Task description —
Starting with the first line of the listing, quote each line exactly until and including the one with "const outlierData = outlierCat.map((c, i)", leaving pictures out.

Data shown —
···

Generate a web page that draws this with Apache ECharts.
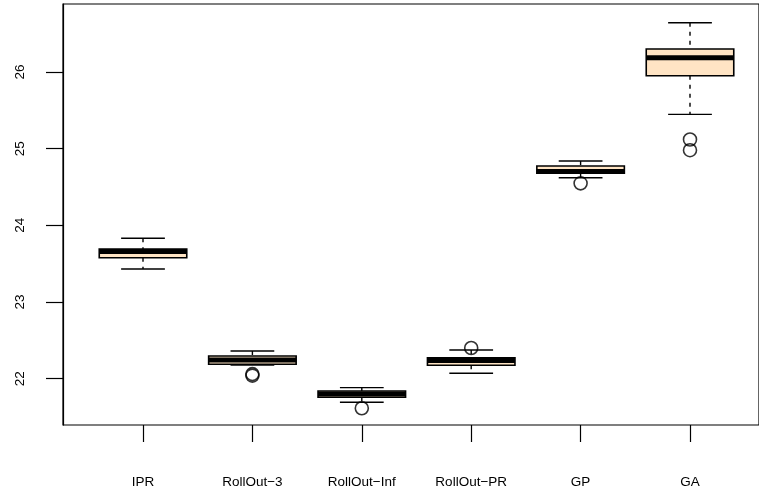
<!DOCTYPE html>
<html>
<head>
<meta charset="utf-8">
<script src="https://cdn.jsdelivr.net/npm/echarts@6/dist/echarts.min.js"></script>
<style>
html,body{margin:0;padding:0;background:#fff;}
#chart{width:759px;height:494px;}
</style>
</head>
<body>
<div id="chart"></div>
<script>
const categories = ['IPR', 'RollOut\u22123', 'RollOut\u2212Inf', 'RollOut\u2212PR', 'GP', 'GA'];
const lowWhisker  = [23.431, 22.179, 21.692, 22.070, 24.621, 25.448];
const lowerQuart  = [23.578, 22.188, 21.757, 22.175, 24.679, 25.952];
const medians     = [23.659, 22.244, 21.800, 22.237, 24.702, 26.186];
const upperQuart  = [23.691, 22.296, 21.840, 22.274, 24.774, 26.300];
const highWhisker = [23.831, 22.361, 21.883, 22.374, 24.839, 26.643];
const outlierCat  = [1, 1, 2, 3, 4, 5, 5];
const outlierVal  = [22.040, 22.060, 21.614, 22.400, 24.548, 25.120, 24.980];
const yTicks = [22, 23, 24, 25, 26];
const yMin = 21.396, yMax = 26.887;

const boxData = categories.map((c, i) => [i, lowWhisker[i], lowerQuart[i], medians[i], upperQuart[i], highWhisker[i]]);
const outlierData = outlierCat.map((c, i) => [c, outlierVal[i]]);

function renderItem(params, api) {
  const i = api.value(0);
  const lo = api.coord([i, api.value(1)]);
  const q1 = api.coord([i, api.value(2)]);
  const md = api.coord([i, api.value(3)]);
  const q3 = api.coord([i, api.value(4)]);
  const hi = api.coord([i, api.value(5)]);
  const bw = api.size([1, 0])[0];
  const x = lo[0];
  const hb = bw * 0.4, hc = bw * 0.2;
  const solid = {stroke: '#000', lineWidth: 1.4};
  const dashed = {stroke: '#000', lineWidth: 1.4, lineDash: [4, 5]};
  return {
    type: 'group',
    children: [
      {type: 'line', shape: {x1: x, y1: hi[1], x2: x, y2: q3[1]}, style: dashed},
      {type: 'line', shape: {x1: x, y1: q1[1], x2: x, y2: lo[1]}, style: dashed},
      {type: 'line', shape: {x1: x - hc, y1: hi[1], x2: x + hc, y2: hi[1]}, style: solid},
      {type: 'line', shape: {x1: x - hc, y1: lo[1], x2: x + hc, y2: lo[1]}, style: solid},
      {type: 'rect', shape: {x: x - hb, y: q3[1], width: 2 * hb, height: q1[1] - q3[1]},
        style: {fill: '#FFE4C4', stroke: '#000', lineWidth: 1.6}},
      {type: 'line', shape: {x1: x - hb, y1: md[1], x2: x + hb, y2: md[1]},
        style: {stroke: '#000', lineWidth: 5}}
    ]
  };
}

const chart = echarts.init(document.getElementById('chart'), null, {renderer: 'canvas'});
const font = 'Liberation Sans, Arial, sans-serif';
chart.setOption({
  animation: false,
  backgroundColor: '#fff',
  grid: [
    {left: 63, top: 4, width: 708, height: 421, show: true, borderColor: '#000', borderWidth: 1.2, backgroundColor: 'transparent'},
    {left: 88.3, top: 4, width: 656.4, height: 421, show: false}
  ],
  xAxis: [
    {type: 'value', gridIndex: 0, min: 0, max: 1, show: false},
    {type: 'category', gridIndex: 1, data: categories,
      axisLine: {show: false},
      axisTick: {show: true, alignWithLabel: true, length: 17, lineStyle: {color: '#000', width: 1.2}},
      axisLabel: {margin: 50, fontSize: 13.5, color: '#000', fontFamily: font, interval: 0},
      splitLine: {show: false}}
  ],
  yAxis: [
    {type: 'value', gridIndex: 0, min: yMin, max: yMax,
      axisLine: {show: true, lineStyle: {color: '#000', width: 1.2}},
      axisTick: {show: true, length: 17, customValues: yTicks, lineStyle: {color: '#000', width: 1.2}},
      axisLabel: {rotate: 90, margin: 36, fontSize: 13.5, color: '#000', fontFamily: font, customValues: yTicks},
      splitLine: {show: false}},
    {type: 'value', gridIndex: 1, min: yMin, max: yMax, show: false, splitLine: {show: false}}
  ],
  series: [
    {type: 'custom', xAxisIndex: 1, yAxisIndex: 1, renderItem: renderItem, data: boxData,
      encode: {x: 0, y: [1, 2, 3, 4, 5]}, z: 2},
    {type: 'scatter', xAxisIndex: 1, yAxisIndex: 1, data: outlierData, symbol: 'circle', symbolSize: 13,
      itemStyle: {color: 'rgba(0,0,0,0)', borderColor: '#000', borderWidth: 1.6}, z: 3}
  ]
});
</script>
</body>
</html>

···

The response —
Generate a web page that draws this with Apache ECharts.
<!DOCTYPE html>
<html>
<head>
<meta charset="utf-8">
<script src="https://cdn.jsdelivr.net/npm/echarts@6/dist/echarts.min.js"></script>
<style>
html,body{margin:0;padding:0;background:#fff;}
#chart{width:759px;height:494px;}
</style>
</head>
<body>
<div id="chart"></div>
<script>
const categories = ['IPR', 'RollOut\u22123', 'RollOut\u2212Inf', 'RollOut\u2212PR', 'GP', 'GA'];
const lowWhisker  = [23.431, 22.179, 21.692, 22.070, 24.621, 25.448];
const lowerQuart  = [23.578, 22.188, 21.757, 22.175, 24.679, 25.952];
const medians     = [23.659, 22.244, 21.800, 22.237, 24.702, 26.186];
const upperQuart  = [23.691, 22.296, 21.840, 22.274, 24.774, 26.300];
const highWhisker = [23.831, 22.361, 21.883, 22.374, 24.839, 26.643];
const outlierCat  = [1, 1, 2, 3, 4, 5, 5];
const outlierVal  = [22.040, 22.060, 21.614, 22.400, 24.548, 25.120, 24.980];
const yTicks = [22, 23, 24, 25, 26];
const yMin = 21.396, yMax = 26.887;

const boxData = categories.map((c, i) => [i, lowWhisker[i], lowerQuart[i], medians[i], upperQuart[i], highWhisker[i]]);
const outlierData = outlierCat.map((c, i) => [c, outlierVal[i]]);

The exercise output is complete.